I do well enough on the tests and homework assignments, but I cannot seem to have a conversation with anyone in Spanish without stammering, hesitating, and losing track of what we're talking about. I hear one unfamiliar word and lose everything after. Or I can't understand someone's accent, or I just don't know the words that I want to use, or how to express what I want to express.

I have to translate what I'm saying before I say it. I have to translate what others are saying before I understand it. And I don't know how to get past that.

The present subjunctive wasn't too hard to learn, but the imperfect subjunctive is formed using the third person plural of the preterite. And I've never, ever learned the preterite. I've barely even heard of it.

So I'm simultaneously frustrated and excited by class at this point. There's so much that I don't know and it bothers me. But as I continue to work with Duolingo, I can see what I've learned by rote using the app starting to make sense with what I learned in class. If all I had to do was translate, like with Latin, then I'd be doing fine.

But Spanish is a living language, and I'm being evaluated not only on how well I can write or read it, but also on how well I can speak and listen to it. I'm trying to find that switch in my brain to start myself thinking in Spanish, but I don't know where it is or how to flip it.
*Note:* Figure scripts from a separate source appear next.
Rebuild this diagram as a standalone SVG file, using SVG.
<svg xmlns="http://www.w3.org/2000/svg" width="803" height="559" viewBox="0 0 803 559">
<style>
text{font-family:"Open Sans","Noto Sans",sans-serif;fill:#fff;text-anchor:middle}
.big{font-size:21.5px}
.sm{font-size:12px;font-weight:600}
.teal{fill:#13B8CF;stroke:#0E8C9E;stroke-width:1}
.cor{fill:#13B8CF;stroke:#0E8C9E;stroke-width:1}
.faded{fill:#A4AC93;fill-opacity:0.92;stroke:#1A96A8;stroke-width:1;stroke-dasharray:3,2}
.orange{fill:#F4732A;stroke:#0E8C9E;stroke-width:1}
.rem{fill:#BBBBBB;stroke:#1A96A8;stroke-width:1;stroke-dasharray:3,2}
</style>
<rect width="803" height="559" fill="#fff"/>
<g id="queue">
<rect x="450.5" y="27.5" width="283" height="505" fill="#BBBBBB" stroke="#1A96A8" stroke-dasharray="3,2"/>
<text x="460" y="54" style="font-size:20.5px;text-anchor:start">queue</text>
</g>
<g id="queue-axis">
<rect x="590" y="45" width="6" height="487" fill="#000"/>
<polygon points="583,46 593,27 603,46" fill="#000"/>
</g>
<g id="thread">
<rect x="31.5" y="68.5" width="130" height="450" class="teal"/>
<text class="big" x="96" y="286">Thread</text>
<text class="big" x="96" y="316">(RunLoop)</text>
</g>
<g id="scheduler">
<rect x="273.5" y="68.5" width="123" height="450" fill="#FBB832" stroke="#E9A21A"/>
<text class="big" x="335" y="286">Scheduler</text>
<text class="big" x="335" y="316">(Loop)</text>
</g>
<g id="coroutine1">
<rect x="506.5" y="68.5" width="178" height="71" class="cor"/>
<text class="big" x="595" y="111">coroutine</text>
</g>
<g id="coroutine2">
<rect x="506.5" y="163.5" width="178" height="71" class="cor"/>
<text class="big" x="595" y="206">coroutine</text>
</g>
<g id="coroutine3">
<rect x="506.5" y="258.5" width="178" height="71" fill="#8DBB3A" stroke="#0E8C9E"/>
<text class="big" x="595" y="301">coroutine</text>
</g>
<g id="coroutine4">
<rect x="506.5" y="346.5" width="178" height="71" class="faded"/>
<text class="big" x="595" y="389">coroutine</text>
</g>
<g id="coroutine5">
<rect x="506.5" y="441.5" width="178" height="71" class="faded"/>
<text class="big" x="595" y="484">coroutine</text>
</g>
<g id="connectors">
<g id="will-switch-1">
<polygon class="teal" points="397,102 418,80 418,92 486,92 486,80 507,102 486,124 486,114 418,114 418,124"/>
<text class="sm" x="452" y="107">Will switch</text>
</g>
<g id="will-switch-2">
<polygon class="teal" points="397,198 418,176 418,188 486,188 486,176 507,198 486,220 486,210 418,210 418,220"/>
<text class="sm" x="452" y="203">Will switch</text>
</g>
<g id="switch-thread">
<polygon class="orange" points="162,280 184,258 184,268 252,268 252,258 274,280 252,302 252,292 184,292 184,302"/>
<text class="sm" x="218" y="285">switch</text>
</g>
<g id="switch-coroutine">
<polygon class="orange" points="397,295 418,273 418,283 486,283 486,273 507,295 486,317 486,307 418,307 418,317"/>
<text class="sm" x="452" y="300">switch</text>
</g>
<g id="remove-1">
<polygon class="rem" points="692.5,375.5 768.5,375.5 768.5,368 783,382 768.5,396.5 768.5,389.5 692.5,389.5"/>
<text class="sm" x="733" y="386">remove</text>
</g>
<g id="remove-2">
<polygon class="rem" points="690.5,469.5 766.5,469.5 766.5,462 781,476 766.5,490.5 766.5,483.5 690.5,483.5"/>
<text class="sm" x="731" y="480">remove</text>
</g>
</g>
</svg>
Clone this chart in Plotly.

Wednesday, January 27, 2016

A Review of Duolingo

According to Duolingo, I'm 52% fluent in Spanish, after about 75 days of hard work. I wasn't starting from zero with Spanish. In fifth through eighth grades, my school provided language classes. We took some Spanish, some German and some French, but mostly Spanish. Unfortunately, we could never hold onto a teacher, so we started over every year.

My dad grew up speaking Spanish in Peru, but it was not something that he passed on to my brother and me. There are times that I wish he had, but I do have a good grasp of the English language, so I shouldn't complain.

I started using Duolingo knowing some very basic Spanish and a few phrases useful for greeting and communicating with my relatives. I think that got me past the very first lessons on Duolingo, maybe six of them. I had next to no grammar and a vocabulary that would have prevented me from reading a Spanish version of Dr. Seuss.

My goal was to learn enough Spanish by the time I went to visit my grandmother, who does not speak much English, that I could communicate with her. And, by the time I left, I had attained level 13, with 5700 XP. I'd made it past the irregular future construction and the past and present perfect, both of which turned out to be very helpful, grammatically speaking. I found out, during that visit, that present tense is not very helpful in conversation.

And, I mean, I probably knew that, but until you are trying to communicate with someone while using a limited word and grammar arsenal, it doesn't really hit home. I can rattle off English without even thinking about what tense I'm using, but in Spanish, I found myself struggling to construct a proper sentence. Still, the 52% seemed like a decent assessment. I could communicate most of what I wanted to say, resorting to pointing and pantomime only a few times.

And I could understand the gist of what my grandmother, and other relatives, including my dad, were saying better than I could speak. I might not have known the precise tense they were using, but I could catch the roots of the words and fill in the blanks using context clues. For the most part.

I don't think I'm ready to go and live in a Spanish speaking country, but I think I could navigate through one, though not gracefully. And I feel more confident, having spent some time living with the language, rather than just studying it. I'm satisfied with what Duolingo has done for my Spanish skills, and in a short amount of time. My only complaint is that I'm learning Spain-Spanish and the section on Countries didn't even mention Peru. I guess I'll have to rely on my relatives to catch on to Peruvian slang.